--- EXERCISE REQUIREMENTS ---
Transcribe all of the data exactly. Omit the pictures.
━━━━━━━━━━━━━━━━━━━━━━━━━━━━━━
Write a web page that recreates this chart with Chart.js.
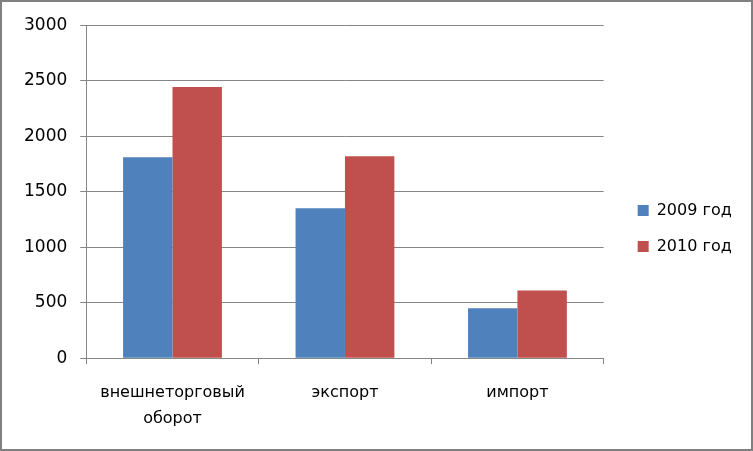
<!DOCTYPE html>
<html>
<head>
<meta charset="utf-8">
<script src="https://cdn.jsdelivr.net/npm/chart.js@4/dist/chart.umd.min.js"></script>
<style>
    body { margin: 0; background: #fff; }
    #frame {
        width: 753px; height: 451px;
        box-sizing: border-box;
        border: 2px solid #808080;
        position: relative;
    }
    #tradeChart { display: block; }
</style>
</head>
<body>
<div id="frame"><canvas id="tradeChart"></canvas></div>
<script>
// values
let categories = [["внешнеторговый", "оборот"], "экспорт", "импорт"];
let values2009 = [1811, 1351, 449];
let values2010 = [2443, 1820, 611];
let seriesNames = ["2009 год", "2010 год"];

let gridColor = "#868686";

// legend sits a bit above the middle in the original
const liftLegend = {
    id: "liftLegend",
    afterLayout(chart) {
        chart.legend.top -= 7;
        chart.legend.bottom -= 7;
    }
};

let ctx = document.getElementById("tradeChart").getContext("2d");
let chart = new Chart(ctx, {
    type: "bar",
    data: {
        labels: categories,
        datasets: [{
            label: seriesNames[0],
            data: values2009,
            backgroundColor: "#4F81BD",
            categoryPercentage: 0.573,
            barPercentage: 1.0
        }, {
            label: seriesNames[1],
            data: values2010,
            backgroundColor: "#C0504D",
            categoryPercentage: 0.573,
            barPercentage: 1.0
        }]
    },
    plugins: [liftLegend],
    options: {
        responsive: true,
        maintainAspectRatio: false,
        animation: false,
        layout: {
            padding: { top: 22, left: 9, bottom: 2, right: 12 }
        },
        plugins: {
            tooltip: { enabled: false },
            legend: {
                position: "right",
                labels: {
                    boxWidth: 11,
                    boxHeight: 11,
                    padding: 20,
                    color: "#000",
                    font: { family: "DejaVu Sans", size: 16 }
                }
            }
        },
        scales: {
            x: {
                grid: {
                    drawOnChartArea: false,
                    color: gridColor,
                    tickLength: 6
                },
                border: { color: gridColor },
                ticks: {
                    color: "#000",
                    padding: 15,
                    maxRotation: 0,
                    font: { family: "DejaVu Sans", size: 16, lineHeight: 1.65 }
                }
            },
            y: {
                min: 0,
                max: 3000,
                grid: { color: gridColor, tickLength: 6 },
                border: { color: gridColor },
                ticks: {
                    stepSize: 500,
                    color: "#000",
                    padding: 13,
                    font: { family: "DejaVu Sans", size: 17 },
                    callback: function (v) { return String(v); }
                }
            },
            // empty spacer between plot and legend
            gap: {
                type: "linear",
                position: "right",
                grid: { display: false, drawTicks: false },
                border: { display: false },
                ticks: { display: false },
                afterFit: function (scale) { scale.width = 14; }
            }
        }
    }
});
</script>
</body>
</html>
━━━━━━━━━━━━━━━━━━━━━━━━━━━━━━
--- RESULT OF THE TASK ---
Write a web page that recreates this chart with Chart.js.
<!DOCTYPE html>
<html>
<head>
<meta charset="utf-8">
<script src="https://cdn.jsdelivr.net/npm/chart.js@4/dist/chart.umd.min.js"></script>
<style>
    body { margin: 0; background: #fff; }
    #frame {
        width: 753px; height: 451px;
        box-sizing: border-box;
        border: 2px solid #808080;
        position: relative;
    }
    #tradeChart { display: block; }
</style>
</head>
<body>
<div id="frame"><canvas id="tradeChart"></canvas></div>
<script>
// values
let categories = [["внешнеторговый", "оборот"], "экспорт", "импорт"];
let values2009 = [1811, 1351, 449];
let values2010 = [2443, 1820, 611];
let seriesNames = ["2009 год", "2010 год"];

let gridColor = "#868686";

// legend sits a bit above the middle in the original
const liftLegend = {
    id: "liftLegend",
    afterLayout(chart) {
        chart.legend.top -= 7;
        chart.legend.bottom -= 7;
    }
};

let ctx = document.getElementById("tradeChart").getContext("2d");
let chart = new Chart(ctx, {
    type: "bar",
    data: {
        labels: categories,
        datasets: [{
            label: seriesNames[0],
            data: values2009,
            backgroundColor: "#4F81BD",
            categoryPercentage: 0.573,
            barPercentage: 1.0
        }, {
            label: seriesNames[1],
            data: values2010,
            backgroundColor: "#C0504D",
            categoryPercentage: 0.573,
            barPercentage: 1.0
        }]
    },
    plugins: [liftLegend],
    options: {
        responsive: true,
        maintainAspectRatio: false,
        animation: false,
        layout: {
            padding: { top: 22, left: 9, bottom: 2, right: 12 }
        },
        plugins: {
            tooltip: { enabled: false },
            legend: {
                position: "right",
                labels: {
                    boxWidth: 11,
                    boxHeight: 11,
                    padding: 20,
                    color: "#000",
                    font: { family: "DejaVu Sans", size: 16 }
                }
            }
        },
        scales: {
            x: {
                grid: {
                    drawOnChartArea: false,
                    color: gridColor,
                    tickLength: 6
                },
                border: { color: gridColor },
                ticks: {
                    color: "#000",
                    padding: 15,
                    maxRotation: 0,
                    font: { family: "DejaVu Sans", size: 16, lineHeight: 1.65 }
                }
            },
            y: {
                min: 0,
                max: 3000,
                grid: { color: gridColor, tickLength: 6 },
                border: { color: gridColor },
                ticks: {
                    stepSize: 500,
                    color: "#000",
                    padding: 13,
                    font: { family: "DejaVu Sans", size: 17 },
                    callback: function (v) { return String(v); }
                }
            },
            // empty spacer between plot and legend
            gap: {
                type: "linear",
                position: "right",
                grid: { display: false, drawTicks: false },
                border: { display: false },
                ticks: { display: false },
                afterFit: function (scale) { scale.width = 14; }
            }
        }
    }
});
</script>
</body>
</html>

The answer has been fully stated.